Odyssey Marine Exploration, an American underwater archaeology and salvage firm, will announce the discovery today with its plans to recover the bullion.

The SS Gairsoppa, an ageing steamer belonging to the British India Steam Navigation Company, was ordered into the Merchant Navy fleet at the outbreak of war. It was sunk by a torpedo in February 1941, after hitting heavy weather in the Atlantic and trying to reach safety in the Irish Republic.

Some of the 85-strong crew are thought to have made it to lifeboats as they came under machine-gun fire from the submarine. But after drifting for 13 days and for more than 300 miles only one sailor – Second Officer Richard Ayres – reached the Cornish coast alive.

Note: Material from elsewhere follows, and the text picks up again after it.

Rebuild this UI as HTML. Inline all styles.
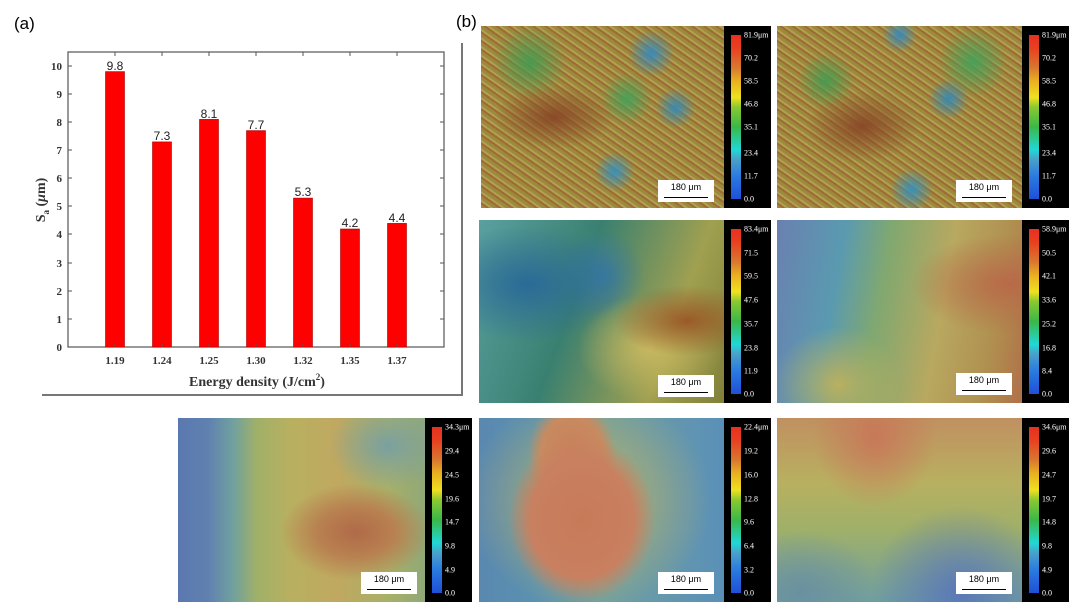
<!DOCTYPE html>
<html><head><meta charset="utf-8"><style>
body{margin:0;width:1080px;height:612px;background:#fff;position:relative;overflow:hidden;font-family:"Liberation Sans",sans-serif}
.abs{position:absolute}
.img{position:absolute;overflow:hidden}
.cb{position:absolute;background:#000}
.cb .bar{position:absolute;left:7px;top:9px;bottom:9px;width:10px;background:linear-gradient(to top,#1f4fd8 0%,#2a7be0 14%,#4aa0c8 24%,#20d8d8 30%,#3ab848 44%,#8ac830 56%,#f0e020 62%,#e8b020 72%,#d87830 80%,#e84020 92%,#e83020 100%)}
.cb span{position:absolute;left:20px;color:#fff;font-size:8px;font-family:"Liberation Serif",serif;transform:translateY(-50%)}
.sb{position:absolute;background:#fff;width:56px;height:22px;font-size:9px;text-align:center;line-height:15px;color:#000}
.sb i{position:absolute;left:6px;right:6px;bottom:4px;height:1.5px;background:#000}
</style></head><body>
<div class="abs" style="left:14px;top:14px;font-size:17px">(a)</div>
<div class="abs" style="left:456px;top:12px;font-size:17px">(b)</div>
<div class="abs" style="left:42px;top:394px;width:420px;height:2px;background:#777"></div>
<div class="abs" style="left:461px;top:43px;width:2px;height:353px;background:#777"></div>
<svg class="abs" style="left:0;top:0" width="470" height="400" font-family="Liberation Serif,serif">
<rect x="68" y="52" width="376" height="295" fill="none" stroke="#555" stroke-width="1.2"/>
<g fill="#ff0000" stroke="#a00" stroke-width="0.6">
<rect x="105.5" y="71.6" width="19" height="275.4"/>
<rect x="152.5" y="141.9" width="19" height="205.1"/>
<rect x="199.5" y="119.4" width="19" height="227.6"/>
<rect x="246.5" y="130.6" width="19" height="216.4"/>
<rect x="293.5" y="198.1" width="19" height="148.9"/>
<rect x="340.5" y="229" width="19" height="118"/>
<rect x="387.5" y="223.4" width="19" height="123.6"/>
</g>
<g font-family="Liberation Sans,sans-serif" font-size="12" text-anchor="middle" fill="#222">
<text x="115" y="70">9.8</text><text x="162" y="140">7.3</text><text x="209" y="118">8.1</text><text x="256" y="129">7.7</text><text x="303" y="196">5.3</text><text x="350" y="227">4.2</text><text x="397" y="222">4.4</text>
</g>
<g font-size="11" font-weight="bold" text-anchor="end" fill="#333">
<text x="62" y="351">0</text><text x="62" y="323">1</text><text x="62" y="295">2</text><text x="62" y="267">3</text><text x="62" y="238">4</text><text x="62" y="210">5</text><text x="62" y="182">6</text><text x="62" y="154">7</text><text x="62" y="126">8</text><text x="62" y="98">9</text><text x="62" y="70">10</text>
</g>
<g stroke="#555"><path d="M68 319h4M68 291h4M68 263h4M68 234h4M68 206h4M68 178h4M68 150h4M68 122h4M68 94h4M68 66h4M444 319h-4M444 291h-4M444 263h-4M444 234h-4M444 206h-4M444 178h-4M444 150h-4M444 122h-4M444 94h-4M444 66h-4M115 347v-4M162 347v-4M209 347v-4M256 347v-4M303 347v-4M350 347v-4M397 347v-4M115 52v4M162 52v4M209 52v4M256 52v4M303 52v4M350 52v4M397 52v4"/></g>
<g font-size="11" font-weight="bold" text-anchor="middle" fill="#333">
<text x="115" y="364">1.19</text><text x="162" y="364">1.24</text><text x="209" y="364">1.25</text><text x="256" y="364">1.30</text><text x="303" y="364">1.32</text><text x="350" y="364">1.35</text><text x="397" y="364">1.37</text>
</g>
<text x="257" y="386" font-size="14" font-weight="bold" text-anchor="middle" fill="#333">Energy density (J/cm<tspan dy="-6" font-size="9">2</tspan><tspan dy="6">)</tspan></text>
<text transform="translate(45,200) rotate(-90)" font-size="14" font-weight="bold" text-anchor="middle" fill="#333">S<tspan dy="4" font-size="9">a</tspan><tspan dy="-4"> (</tspan><tspan font-style="italic">μ</tspan>m)</text>
</svg>

<div class="img" style="left:481px;top:26px;width:243px;height:182px;background:radial-gradient(circle at 70% 15%,#3a8ab8 0,transparent 10%),radial-gradient(circle at 55% 80%,#3a90b8 0,transparent 10%),radial-gradient(circle at 80% 45%,#3a8ab0 0,transparent 9%),radial-gradient(ellipse at 30% 50%,#8a4a28 0,transparent 25%),radial-gradient(circle at 20% 20%,#4a9a50 0,transparent 15%),radial-gradient(circle at 60% 40%,#4aa058 0,transparent 14%),repeating-linear-gradient(35deg,#9a8a3a 0 3px,#a06a38 3px 5px,#b0a050 5px 7px);"></div>
<div class="cb" style="left:724px;top:26px;width:47px;height:182px"><div class="bar"></div><span style="top:9px">81.9μm</span><span style="top:32px">70.2</span><span style="top:55px">58.5</span><span style="top:78px">46.8</span><span style="top:101px">35.1</span><span style="top:127px">23.4</span><span style="top:150px">11.7</span><span style="top:173px">0.0</span></div>
<div class="sb" style="left:658px;top:180px">180 μm<i></i></div>

<div class="img" style="left:777px;top:26px;width:245px;height:182px;background:radial-gradient(circle at 50% 5%,#3a8ab8 0,transparent 8%),radial-gradient(circle at 55% 90%,#3a90b8 0,transparent 10%),radial-gradient(circle at 70% 40%,#3a8ab0 0,transparent 10%),radial-gradient(ellipse at 35% 55%,#8a4a28 0,transparent 25%),radial-gradient(circle at 80% 20%,#4aa058 0,transparent 14%),radial-gradient(circle at 20% 30%,#4a9a50 0,transparent 12%),repeating-linear-gradient(35deg,#9a8a3a 0 3px,#a06a38 3px 5px,#b0a050 5px 7px);"></div>
<div class="cb" style="left:1022px;top:26px;width:47px;height:182px"><div class="bar"></div><span style="top:9px">81.9μm</span><span style="top:32px">70.2</span><span style="top:55px">58.5</span><span style="top:78px">46.8</span><span style="top:101px">35.1</span><span style="top:127px">23.4</span><span style="top:150px">11.7</span><span style="top:173px">0.0</span></div>
<div class="sb" style="left:956px;top:180px">180 μm<i></i></div>

<div class="img" style="left:479px;top:220px;width:245px;height:183px;background:radial-gradient(ellipse at 85% 55%,#9a5a28 0,transparent 25%),radial-gradient(ellipse at 70% 70%,#c8b860 0,transparent 30%),radial-gradient(ellipse at 20% 35%,#2a6a98 0,transparent 35%),radial-gradient(ellipse at 50% 30%,#3a7aa0 0,transparent 25%),linear-gradient(110deg,#5aa0a0 0%,#3a8070 40%,#a0a050 75%,#80803a 100%);"></div>
<div class="cb" style="left:724px;top:220px;width:47px;height:183px"><div class="bar"></div><span style="top:9px">83.4μm</span><span style="top:33px">71.5</span><span style="top:56px">59.5</span><span style="top:80px">47.6</span><span style="top:104px">35.7</span><span style="top:128px">23.8</span><span style="top:151px">11.9</span><span style="top:174px">0.0</span></div>
<div class="sb" style="left:658px;top:375px">180 μm<i></i></div>

<div class="img" style="left:777px;top:220px;width:245px;height:183px;background:radial-gradient(ellipse at 95% 35%,#b86a48 0,transparent 30%),radial-gradient(ellipse at 25% 90%,#b8b060 0,transparent 25%),linear-gradient(100deg,#6a80b0 0%,#5a9ab0 25%,#80a870 42%,#b8a860 65%,#b09050 85%,#b07048 100%);"></div>
<div class="cb" style="left:1022px;top:220px;width:47px;height:183px"><div class="bar"></div><span style="top:9px">58.9μm</span><span style="top:33px">50.5</span><span style="top:56px">42.1</span><span style="top:80px">33.6</span><span style="top:104px">25.2</span><span style="top:128px">16.8</span><span style="top:151px">8.4</span><span style="top:174px">0.0</span></div>
<div class="sb" style="left:956px;top:373px">180 μm<i></i></div>

<div class="img" style="left:178px;top:418px;width:247px;height:184px;background:radial-gradient(ellipse at 72% 62%,#b06a48 0,#b88050 15%,transparent 30%),radial-gradient(ellipse at 85% 15%,#7aa0a0 0,transparent 20%),linear-gradient(90deg,#5a78b0 0%,#6080b0 12%,#70a0a0 22%,#a0b068 32%,#b8b060 45%,#c0a860 65%,#a8b068 85%,#90a878 100%);"></div>
<div class="cb" style="left:425px;top:418px;width:47px;height:184px"><div class="bar"></div><span style="top:9px">34.3μm</span><span style="top:33px">29.4</span><span style="top:57px">24.5</span><span style="top:81px">19.6</span><span style="top:104px">14.7</span><span style="top:128px">9.8</span><span style="top:152px">4.9</span><span style="top:175px">0.0</span></div>
<div class="sb" style="left:361px;top:572px">180 μm<i></i></div>

<div class="img" style="left:479px;top:418px;width:245px;height:184px;background:radial-gradient(ellipse 30% 45% at 42% 55%,#c87a58 0,#c88060 70%,transparent 100%),radial-gradient(ellipse 18% 30% at 38% 20%,#c8805a 0,#c88a60 70%,transparent 100%),radial-gradient(ellipse 50% 60% at 45% 45%,#b8b068 0,transparent 100%),linear-gradient(90deg,#5a88b0 0%,#5a90b0 20%,#70a0a0 50%,#5a90b8 100%);"></div>
<div class="cb" style="left:724px;top:418px;width:47px;height:184px"><div class="bar"></div><span style="top:9px">22.4μm</span><span style="top:33px">19.2</span><span style="top:57px">16.0</span><span style="top:81px">12.8</span><span style="top:104px">9.6</span><span style="top:128px">6.4</span><span style="top:152px">3.2</span><span style="top:175px">0.0</span></div>
<div class="sb" style="left:658px;top:572px">180 μm<i></i></div>

<div class="img" style="left:777px;top:418px;width:245px;height:184px;background:radial-gradient(ellipse at 40% 10%,#c87858 0,transparent 30%),radial-gradient(ellipse at 75% 95%,#5a78b8 0,transparent 35%),radial-gradient(ellipse at 10% 95%,#6a90a0 0,transparent 25%),linear-gradient(180deg,#c09060 0%,#b8b060 35%,#a0b068 60%,#70a0a0 100%);"></div>
<div class="cb" style="left:1022px;top:418px;width:47px;height:184px"><div class="bar"></div><span style="top:9px">34.6μm</span><span style="top:33px">29.6</span><span style="top:57px">24.7</span><span style="top:81px">19.7</span><span style="top:104px">14.8</span><span style="top:128px">9.8</span><span style="top:152px">4.9</span><span style="top:175px">0.0</span></div>
<div class="sb" style="left:956px;top:572px">180 μm<i></i></div>
</body></html>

The well-preserved wreck of the 412ft steel-hulled ship was found by Odyssey this summer, nearly 4,700 metres below the surface. The vessel had settled on the seabed in a fully upright position, with the cargo holds open and the bullion accessible via the hatches, using remote-controlled robotic submarines.

The Gairsoppa was carrying about 200 tonnes of silver to help to fund the war effort, sailing from Calcutta to Liverpool, via Freetown in Sierra Leone – an important staging point.

Under a contract with the Department of Transport, Odyssey will be permitted to retain 80 per cent of the value of the silver in return for taking on the commercial risk and expense of locating the Gairsoppa. If it brings all the bullion to the surface next summer, it will make about £118m.

Andrew Craig, the senior project manager, said: "We've accomplished the first phase – the location and identification of the target shipwreck – and now we're hard at work planning for the recovery phase."